The government of Bangladesh on Thursday signed a $100 million financing agreement with the World Bank to improve public service delivery through an effective, efficient and transparent public financial management system.
The Strengthening Public Financial Management (PFM) Program to Enable Service Delivery program will support the government’s PFM Action Plan 2016-2021. The program will help improve fiscal forecasting, public budget preparation and execution as well as enhance financial reporting and transparency in the ministry of education, ministry of health, finance division, local government division, roads, public works, and local government.
“An efficient Public Financial Management system is essential for sound macroeconomic management,” said Dandan Chen, World Bank Acting Country Director for Bangladesh and Bhutan. “The program will build on the successes of the government’s ongoing efforts to help public agencies strengthen oversight and improve availability of public resources for effective and efficient public service delivery.”
In the last two decades, Bangladesh has improved its PFM systems with prudent fiscal management.
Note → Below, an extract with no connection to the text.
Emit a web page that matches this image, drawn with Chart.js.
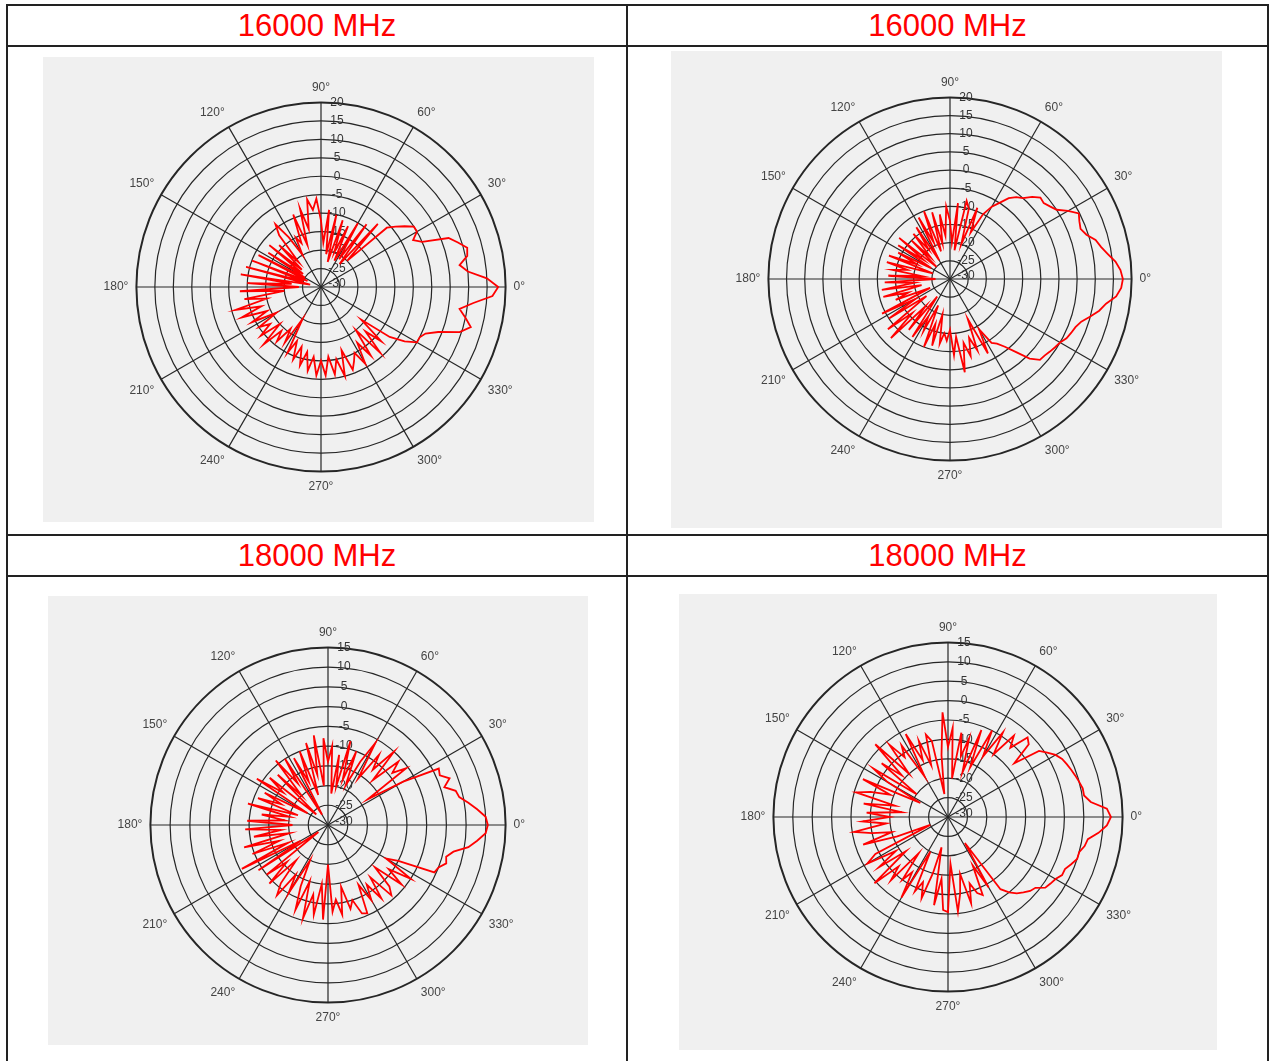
<!DOCTYPE html>
<html>
<head>
<meta charset="utf-8">
<script src="https://cdn.jsdelivr.net/npm/chart.js@4.4.1/dist/chart.umd.min.js"></script>
<style>
  html, body { margin: 0; padding: 0; background: #fff; }
  body { width: 1271px; height: 1061px; position: relative; overflow: hidden; font-family: "Liberation Sans", Arial, sans-serif; }
  .rule { position: absolute; background: #222; }
  .head { position: absolute; color: #ff0000; font-size: 31px; line-height: 39px; height: 39px; text-align: center; }
  .plot { position: absolute; background: #f0f0f0; }
  .plot canvas { display: block; }
</style>
</head>
<body>
<!-- table rules -->
<div class="rule" style="left:6px;top:4px;width:1263px;height:2px"></div>
<div class="rule" style="left:6px;top:4px;width:2px;height:1060px"></div>
<div class="rule" style="left:1267px;top:4px;width:2px;height:1060px"></div>
<div class="rule" style="left:626px;top:4px;width:2px;height:1060px"></div>
<div class="rule" style="left:6px;top:45px;width:1263px;height:2px"></div>
<div class="rule" style="left:6px;top:534px;width:1263px;height:2px"></div>
<div class="rule" style="left:6px;top:575px;width:1263px;height:2px"></div>

<div class="head" style="left:8px;top:6px;width:618px">16000 MHz</div>
<div class="head" style="left:628px;top:6px;width:639px">16000 MHz</div>
<div class="head" style="left:8px;top:536px;width:618px">18000 MHz</div>
<div class="head" style="left:628px;top:536px;width:639px">18000 MHz</div>

<div class="plot" style="left:43px;top:57px;width:551px;height:465px"><canvas id="p1"></canvas></div>
<div class="plot" style="left:671px;top:51px;width:551px;height:477px"><canvas id="p2"></canvas></div>
<div class="plot" style="left:48px;top:596px;width:540px;height:449px"><canvas id="p3"></canvas></div>
<div class="plot" style="left:679px;top:594px;width:538px;height:456px"><canvas id="p4"></canvas></div>

<script>
// azimuth in degrees, counter-clockwise from 0° (right), one sample every 3°
const STEP = 3
const angles = []
for (let a = 0; a < 360; a += STEP) angles.push(a)

// gain in dB, same order as angles (0°, 3°, ... 357°)
const gain16Left = [
  18, 15, 10, 8, 10.5, 11, 9, 7, 0, -2,
  0, 0, -2, -4, -6, -20, -7, -22, -9, -21,
  -10, -22, -12, -20, -11, -23, -10, -21, -9, -18,
  -12, -6, -9, -6, -14, -8, -18, -9, -17, -15,
  -20, -14, -9, -12, -21, -14, -23, -12, -24, -13,
  -25, -11, -26, -10, -25, -9, -27, -8, -22, -10,
  -24, -8, -20, -9, -15, -6, -13, -7, -14, -9,
  -16, -10, -13, -9, -15, -8, -14, -11, -16, -12,
  -20, -10, -14, -9, -13, -8, -12, -7, -11, -6,
  -10, -6, -11, -6, -10, -5, -12, -6, -8, -10,
  -6, -12, -7, -15, -6, -13, -8, -16, -7, -3,
  0, 0, 1, 4, 9.5, 12, 10, 8, 11.5, 16.5
]
const gain16Right = [
  17.6, 17, 15.8, 14, 12.5, 11.5, 9.5, 8.5, 9, 9.8,
  7.5, 5, 4, 3.2, 3.5, 2, 0, -1, -2.5, -5,
  -7, -10, -16, -9, -20, -10, -8, -22, -9, -20,
  -14, -10, -18, -12, -20, -11, -22, -10, -19, -11,
  -24, -13, -20, -14, -22, -15, -25, -12, -21, -13,
  -24, -14, -20, -12, -25, -12, -18, -14, -22, -13,
  -26, -12, -20, -11, -22, -11, -18, -14, -24, -9,
  -19, -10, -22, -8, -16, -7, -20, -12, -24, -11,
  -18, -14, -22, -10, -17, -11, -20, -12, -15, -13,
  -16, -9, -14, -4, -12, -8, -13, -9, -18, -7,
  -14, -9, -8, -6, -3, 1, 3.3, 3.5, 4, 4.5,
  5, 6, 6.5, 7, 8, 10, 12, 13.5, 16, 17.2
]
const gain18Left = [
  10.5, 10, 8, 6, 4, 3.5, 1, 3, 1, 1.5,
  -8, -18, -5.5, -9, -6, -14, -5, -12, -8, -16,
  -6, -12, -19, -10, -18, -8, -20, -12, -22, -10,
  -14, -8, -20, -7, -17, -8.5, -22, -10, -18, -11,
  -27, -10, -17, -9, -20, -12, -26, -11, -16, -8.5,
  -24, -12, -17, -11, -22, -9, -20, -13, -19, -9.5,
  -21, -9, -18, -11, -20, -8, -17, -9.5, -19, -5.5,
  -22, -9, -27, -10, -16, -9, -18, -11, -8, -15,
  -10, -20, -13, -7, -15, -5.5, -12, -7, -15, -6,
  -20, -8, -11, -7, -14, -8, -10, -6, -5.5, -13,
  -8, -12, -7, -13, -6, -8, -14, -6, -11, -5,
  -13, -10, -0.5, 0, 1.5, 1, 2.5, 6, 8, 10
]
const gain18Right = [
  12, 11, 7, 5.5, 5.5, 5, 4.5, 4, 3.5, 3,
  2, 0.5, -1, -8, -2, -1, -6, -3, -10, -4,
  -12, -5, -16, -6, -18, -9, -14, -8, -20, -7,
  -12, -3, -14, -24, -10, -8, -16, -9, -14, -6,
  -18, -8, -11, -6, -15, -3.5, -14, -8, -20, -7,
  -12, -22, -6, -14, -9, -5.5, -16, -8, -18, -9,
  -15, -8, -14, -5.5, -10, -15, -7, -16, -25, -9,
  -6, -14, -8, -16, -4.5, -12, -8, -18, -10, -13,
  -6, -20, -9, -12, -8, -15, -22, -7, -14, -6,
  -5.5, -18, -5.5, -10, -15, -7, -12, -9, -8, -16,
  -9, -22, -7, -5, -3.5, -2.5, -1.5, -1, 1, 1.5,
  2, 3, 3, 4, 5, 5, 6, 6.5, 9, 11
]

// radial tick labels (dB)
const rTicks16 = [20, 15, 10, 5, 0, -5, -10, -15, -20, -25, -30]
const rTicks18 = [15, 10, 5, 0, -5, -10, -15, -20, -25, -30]

const GRID = '#262626'

// draws the dB labels up the 90° spoke, just right of it
const rLabels = {
  id: 'rLabels',
  beforeDatasetsDraw(chart, args, opts) {
    const s = chart.scales.r
    const ctx = chart.ctx
    ctx.save()
    ctx.font = '12px "Liberation Sans", Arial, sans-serif'
    ctx.fillStyle = '#333'
    ctx.textAlign = 'center'
    ctx.textBaseline = 'middle'
    opts.values.forEach(v => {
      const d = s.getDistanceFromCenterForValue(v)
      ctx.fillText(String(v), s.xCenter + 16, s.yCenter - d - (v === -30 ? 3 : 0))
    })
    ctx.restore()
  }
}

function polar(id, gains, rMax, ticks, pad) {
  // radar runs clockwise from the top, so index i sits at 90° - i*STEP
  const labels = []
  const values = []
  for (let i = 0; i < angles.length; i++) {
    const a = (90 - angles[i] + 360) % 360
    labels.push(a % 30 === 0 ? a + '°' : '')
    values.push(gains[angles.indexOf(a)])
  }
  return new Chart(document.getElementById(id), {
    type: 'radar',
    data: {
      labels: labels,
      datasets: [{
        data: values,
        borderColor: '#ff0000',
        borderWidth: 1.8,
        fill: false,
        pointRadius: 0,
        tension: 0
      }]
    },
    options: {
      responsive: true,
      maintainAspectRatio: false,
      animation: false,
      events: [],
      layout: { padding: pad },
      plugins: {
        legend: { display: false },
        tooltip: { enabled: false },
        rLabels: { values: ticks }
      },
      scales: {
        r: {
          min: -30,
          max: rMax,
          startAngle: 0,
          ticks: { display: false, stepSize: 5 },
          grid: {
            circular: true,
            color: GRID,
            lineWidth: (c) => (c.tick && c.tick.value === rMax) ? 2 : 1.2
          },
          angleLines: {
            color: (c) => c.label ? GRID : 'rgba(0,0,0,0)',
            lineWidth: (c) => c.label ? 1.2 : 0
          },
          pointLabels: {
            display: true,
            padding: 8,
            color: '#444',
            font: { family: '"Liberation Sans", Arial, sans-serif', size: 12 }
          }
        }
      }
    },
    plugins: [rLabels]
  })
}

polar('p1', gain16Left, 20, rTicks16, { left: 5, right: 0, top: 23, bottom: 27 })
polar('p2', gain16Right, 20, rTicks16, { left: 7, right: 0, top: 24, bottom: 44 })
polar('p3', gain18Left, 15, rTicks18, { left: 20, right: 0, top: 29, bottom: 20 })
polar('p4', gain18Right, 15, rTicks18, { left: 1, right: 0, top: 26, bottom: 35 })
</script>
</body>
</html>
Yet, a few bottlenecks exist in public resource allocation, availability, and use for social service delivery. The program will help Bangladesh address these bottlenecks using the country’s own systems. It will help strengthen the capacity of the Budget Management Committees in the line ministries, including the timely release of budgetary allocations. It aims to reduce the time taken to release funds from departments to frontline service delivery units by more than half.
The program will also help improve fiscal planning, pension and debt management and SOE, for example by supporting modernizing payment processes, including electronic fund transfer for pension processing and payment.
“The Government of Bangladesh is committed to further strengthen the Public Financial Management System and ensure transparency and accountability. Bangladesh is a pioneer in having a PFM with built-in disintegration ability in terms of climate, gender, poverty and other development priorities. For example, the government has rolled out climate budgeting across 20 ministries with climate-relevant expenditure. Such PFM sensitiveness ultimately aims that the citizens receive social services effectively and on time,” said Monowar Ahmed, Secretary, Economic Relations Division, Government of Bangladesh.
The agreement was signed by Monowar Ahmed and Dandan Chen on behalf of the government of Bangladesh and the World Bank, respectively, at the Economic Relations Division.
The credit is from the World Bank’s International Development Association (IDA), has a 30-year term, including a five-year grace period, and carries a service charge of 0.75 percent and an interest of 1.25 percent. The World Bank was among the first development partners to support Bangladesh following its independence. Since then the World Bank has committed over $30 billion, mostly in grants and interest-free credits to Bangladesh. Bangladesh currently has the largest IDA program totaling $12.6 billion.